Retype exactly what runs from the first line of the data to the line with "const Y_TICKS = [0, 1000, 2000, 3000, 4000];", keeping both of those lines and skipping pictures.

[START OF Dataset content]

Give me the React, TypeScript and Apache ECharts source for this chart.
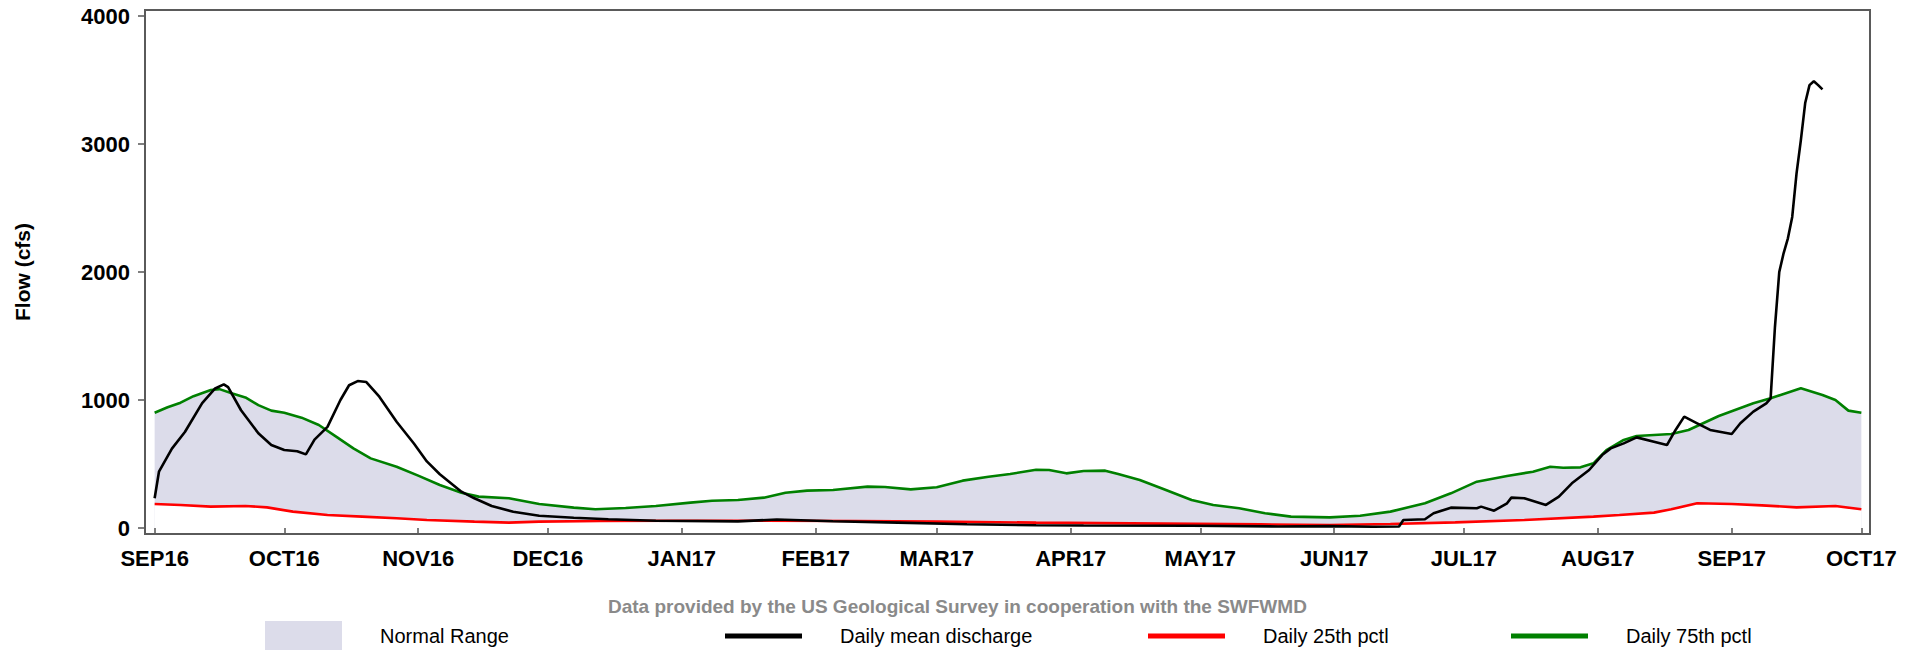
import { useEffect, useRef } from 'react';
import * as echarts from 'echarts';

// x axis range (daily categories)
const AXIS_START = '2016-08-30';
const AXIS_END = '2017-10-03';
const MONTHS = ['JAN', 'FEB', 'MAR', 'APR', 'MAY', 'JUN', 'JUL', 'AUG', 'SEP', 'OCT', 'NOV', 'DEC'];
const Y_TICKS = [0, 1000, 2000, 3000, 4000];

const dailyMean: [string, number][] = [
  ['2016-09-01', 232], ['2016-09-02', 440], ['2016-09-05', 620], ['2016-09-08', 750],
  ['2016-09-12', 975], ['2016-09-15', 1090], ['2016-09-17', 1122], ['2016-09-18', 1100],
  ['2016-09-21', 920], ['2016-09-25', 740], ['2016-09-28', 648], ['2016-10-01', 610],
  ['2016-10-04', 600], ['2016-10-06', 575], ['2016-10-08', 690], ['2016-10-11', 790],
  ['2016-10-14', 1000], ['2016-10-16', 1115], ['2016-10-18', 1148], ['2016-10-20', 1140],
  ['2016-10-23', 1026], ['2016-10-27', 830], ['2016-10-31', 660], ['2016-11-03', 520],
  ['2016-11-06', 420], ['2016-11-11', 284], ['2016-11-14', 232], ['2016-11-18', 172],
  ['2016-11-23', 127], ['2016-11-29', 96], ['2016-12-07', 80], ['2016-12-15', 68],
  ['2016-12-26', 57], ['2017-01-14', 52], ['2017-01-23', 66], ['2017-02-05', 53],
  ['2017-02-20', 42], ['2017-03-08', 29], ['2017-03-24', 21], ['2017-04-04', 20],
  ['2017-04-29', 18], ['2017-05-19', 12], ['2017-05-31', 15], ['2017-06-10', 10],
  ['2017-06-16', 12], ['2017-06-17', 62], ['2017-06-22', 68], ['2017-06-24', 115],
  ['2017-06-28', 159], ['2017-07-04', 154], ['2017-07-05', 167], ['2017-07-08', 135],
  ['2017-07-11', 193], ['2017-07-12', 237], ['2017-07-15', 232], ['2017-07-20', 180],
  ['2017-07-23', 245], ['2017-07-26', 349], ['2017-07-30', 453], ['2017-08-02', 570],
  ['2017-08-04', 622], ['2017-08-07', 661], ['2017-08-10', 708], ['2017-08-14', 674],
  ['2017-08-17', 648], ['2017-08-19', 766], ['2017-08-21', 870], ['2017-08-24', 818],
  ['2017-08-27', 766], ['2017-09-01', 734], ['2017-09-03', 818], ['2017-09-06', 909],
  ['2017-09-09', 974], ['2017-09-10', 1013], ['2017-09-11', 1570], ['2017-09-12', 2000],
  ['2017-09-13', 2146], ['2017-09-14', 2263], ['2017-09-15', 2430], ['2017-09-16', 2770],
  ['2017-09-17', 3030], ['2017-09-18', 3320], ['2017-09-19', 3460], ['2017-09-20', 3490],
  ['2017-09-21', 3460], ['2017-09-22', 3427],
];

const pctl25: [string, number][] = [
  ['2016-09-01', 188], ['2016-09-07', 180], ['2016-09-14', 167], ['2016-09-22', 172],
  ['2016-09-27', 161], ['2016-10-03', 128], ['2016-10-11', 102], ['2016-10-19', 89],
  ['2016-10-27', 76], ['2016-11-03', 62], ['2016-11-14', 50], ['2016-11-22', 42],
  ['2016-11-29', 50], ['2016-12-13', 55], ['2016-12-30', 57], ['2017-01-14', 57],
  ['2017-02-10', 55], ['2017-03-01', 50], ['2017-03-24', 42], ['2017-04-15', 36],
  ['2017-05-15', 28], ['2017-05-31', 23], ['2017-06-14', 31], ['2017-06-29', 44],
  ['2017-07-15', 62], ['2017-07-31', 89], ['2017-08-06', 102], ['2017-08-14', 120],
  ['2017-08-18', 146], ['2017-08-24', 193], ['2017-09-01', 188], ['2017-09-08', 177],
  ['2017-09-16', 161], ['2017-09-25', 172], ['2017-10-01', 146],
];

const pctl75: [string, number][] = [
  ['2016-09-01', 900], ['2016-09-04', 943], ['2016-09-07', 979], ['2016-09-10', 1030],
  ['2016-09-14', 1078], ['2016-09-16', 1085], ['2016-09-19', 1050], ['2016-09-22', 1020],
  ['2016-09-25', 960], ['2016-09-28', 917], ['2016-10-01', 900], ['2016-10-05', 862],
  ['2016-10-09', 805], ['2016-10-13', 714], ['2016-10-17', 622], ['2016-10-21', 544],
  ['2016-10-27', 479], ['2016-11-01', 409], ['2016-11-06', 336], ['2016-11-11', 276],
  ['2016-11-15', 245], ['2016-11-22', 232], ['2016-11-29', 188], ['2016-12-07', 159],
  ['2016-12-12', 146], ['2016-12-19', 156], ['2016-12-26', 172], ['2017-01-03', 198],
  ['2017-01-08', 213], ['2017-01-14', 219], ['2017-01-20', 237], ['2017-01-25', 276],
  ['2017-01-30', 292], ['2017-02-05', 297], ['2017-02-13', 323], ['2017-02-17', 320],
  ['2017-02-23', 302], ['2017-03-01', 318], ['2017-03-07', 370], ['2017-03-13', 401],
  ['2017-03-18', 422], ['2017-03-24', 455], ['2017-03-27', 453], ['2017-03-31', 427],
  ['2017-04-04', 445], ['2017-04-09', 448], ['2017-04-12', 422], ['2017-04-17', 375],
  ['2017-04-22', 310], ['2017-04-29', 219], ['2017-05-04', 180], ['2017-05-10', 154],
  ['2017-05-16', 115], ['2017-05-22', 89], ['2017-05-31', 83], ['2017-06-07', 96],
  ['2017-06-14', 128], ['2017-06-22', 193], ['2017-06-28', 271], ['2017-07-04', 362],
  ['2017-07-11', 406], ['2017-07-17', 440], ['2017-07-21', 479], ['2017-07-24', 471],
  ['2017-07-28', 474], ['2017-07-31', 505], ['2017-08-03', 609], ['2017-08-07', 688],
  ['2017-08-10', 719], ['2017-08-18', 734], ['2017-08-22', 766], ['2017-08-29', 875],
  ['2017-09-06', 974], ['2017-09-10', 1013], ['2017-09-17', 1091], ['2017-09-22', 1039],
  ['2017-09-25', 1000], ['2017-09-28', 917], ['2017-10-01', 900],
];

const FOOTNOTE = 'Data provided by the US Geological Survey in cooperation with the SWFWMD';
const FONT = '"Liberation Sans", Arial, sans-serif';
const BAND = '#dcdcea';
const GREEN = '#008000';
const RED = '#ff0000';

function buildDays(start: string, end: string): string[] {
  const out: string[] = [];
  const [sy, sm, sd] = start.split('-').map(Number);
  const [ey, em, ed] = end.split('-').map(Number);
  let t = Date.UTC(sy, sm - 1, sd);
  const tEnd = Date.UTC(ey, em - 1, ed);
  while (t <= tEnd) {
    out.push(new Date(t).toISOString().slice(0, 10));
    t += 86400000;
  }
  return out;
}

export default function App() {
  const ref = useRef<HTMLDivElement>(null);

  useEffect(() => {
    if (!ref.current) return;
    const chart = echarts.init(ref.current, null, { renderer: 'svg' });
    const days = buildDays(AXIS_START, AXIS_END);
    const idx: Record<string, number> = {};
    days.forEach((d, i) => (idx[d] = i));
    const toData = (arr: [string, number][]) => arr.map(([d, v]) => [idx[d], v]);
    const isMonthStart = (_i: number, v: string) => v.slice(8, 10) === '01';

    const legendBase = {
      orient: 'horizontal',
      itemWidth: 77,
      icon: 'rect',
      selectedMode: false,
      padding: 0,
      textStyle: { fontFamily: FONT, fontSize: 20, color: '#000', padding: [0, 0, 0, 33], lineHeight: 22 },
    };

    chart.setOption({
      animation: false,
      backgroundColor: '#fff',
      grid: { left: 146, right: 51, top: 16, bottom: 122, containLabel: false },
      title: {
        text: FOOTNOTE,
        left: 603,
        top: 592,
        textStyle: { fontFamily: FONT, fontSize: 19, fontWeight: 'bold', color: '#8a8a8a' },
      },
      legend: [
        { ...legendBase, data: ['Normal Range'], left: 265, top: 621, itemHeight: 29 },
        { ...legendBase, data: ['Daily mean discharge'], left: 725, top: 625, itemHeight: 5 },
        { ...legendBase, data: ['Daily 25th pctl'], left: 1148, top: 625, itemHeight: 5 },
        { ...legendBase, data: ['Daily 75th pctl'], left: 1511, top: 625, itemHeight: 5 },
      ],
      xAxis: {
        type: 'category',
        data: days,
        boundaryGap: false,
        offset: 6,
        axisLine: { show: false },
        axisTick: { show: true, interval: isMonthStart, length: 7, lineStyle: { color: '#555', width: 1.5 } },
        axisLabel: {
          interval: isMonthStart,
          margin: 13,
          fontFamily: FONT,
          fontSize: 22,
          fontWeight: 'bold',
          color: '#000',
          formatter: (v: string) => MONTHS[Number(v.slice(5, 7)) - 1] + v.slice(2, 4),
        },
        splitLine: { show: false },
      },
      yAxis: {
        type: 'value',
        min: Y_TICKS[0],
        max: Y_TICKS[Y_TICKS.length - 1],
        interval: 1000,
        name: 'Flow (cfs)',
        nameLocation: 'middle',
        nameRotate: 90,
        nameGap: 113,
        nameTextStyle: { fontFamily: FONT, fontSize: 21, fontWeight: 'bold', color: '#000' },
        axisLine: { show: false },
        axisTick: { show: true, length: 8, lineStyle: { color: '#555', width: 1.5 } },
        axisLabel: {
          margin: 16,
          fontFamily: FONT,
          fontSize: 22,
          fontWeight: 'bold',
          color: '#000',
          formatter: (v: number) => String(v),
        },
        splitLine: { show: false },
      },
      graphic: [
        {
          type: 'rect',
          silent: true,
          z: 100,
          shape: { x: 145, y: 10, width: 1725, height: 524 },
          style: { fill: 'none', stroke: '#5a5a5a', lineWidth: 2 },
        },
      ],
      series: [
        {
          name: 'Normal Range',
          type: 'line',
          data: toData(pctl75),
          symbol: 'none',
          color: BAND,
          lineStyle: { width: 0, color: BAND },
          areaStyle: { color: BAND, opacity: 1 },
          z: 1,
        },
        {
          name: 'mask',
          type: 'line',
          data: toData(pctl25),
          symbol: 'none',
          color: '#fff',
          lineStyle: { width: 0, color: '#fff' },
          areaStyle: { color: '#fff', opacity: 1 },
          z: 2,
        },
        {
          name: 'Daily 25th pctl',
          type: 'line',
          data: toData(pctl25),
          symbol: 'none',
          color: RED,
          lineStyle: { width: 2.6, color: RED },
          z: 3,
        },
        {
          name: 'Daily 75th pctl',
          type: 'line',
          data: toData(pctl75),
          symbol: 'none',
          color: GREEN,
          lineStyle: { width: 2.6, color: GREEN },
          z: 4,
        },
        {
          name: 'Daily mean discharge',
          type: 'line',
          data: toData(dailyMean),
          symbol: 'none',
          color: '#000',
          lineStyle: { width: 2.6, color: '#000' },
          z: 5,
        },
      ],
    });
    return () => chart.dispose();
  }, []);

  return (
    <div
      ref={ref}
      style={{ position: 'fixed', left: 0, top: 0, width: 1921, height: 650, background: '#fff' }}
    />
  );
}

[END OF Dataset content]

- [Expected answer]
Give me the React, TypeScript and Apache ECharts source for this chart.
import { useEffect, useRef } from 'react';
import * as echarts from 'echarts';

// x axis range (daily categories)
const AXIS_START = '2016-08-30';
const AXIS_END = '2017-10-03';
const MONTHS = ['JAN', 'FEB', 'MAR', 'APR', 'MAY', 'JUN', 'JUL', 'AUG', 'SEP', 'OCT', 'NOV', 'DEC'];
const Y_TICKS = [0, 1000, 2000, 3000, 4000];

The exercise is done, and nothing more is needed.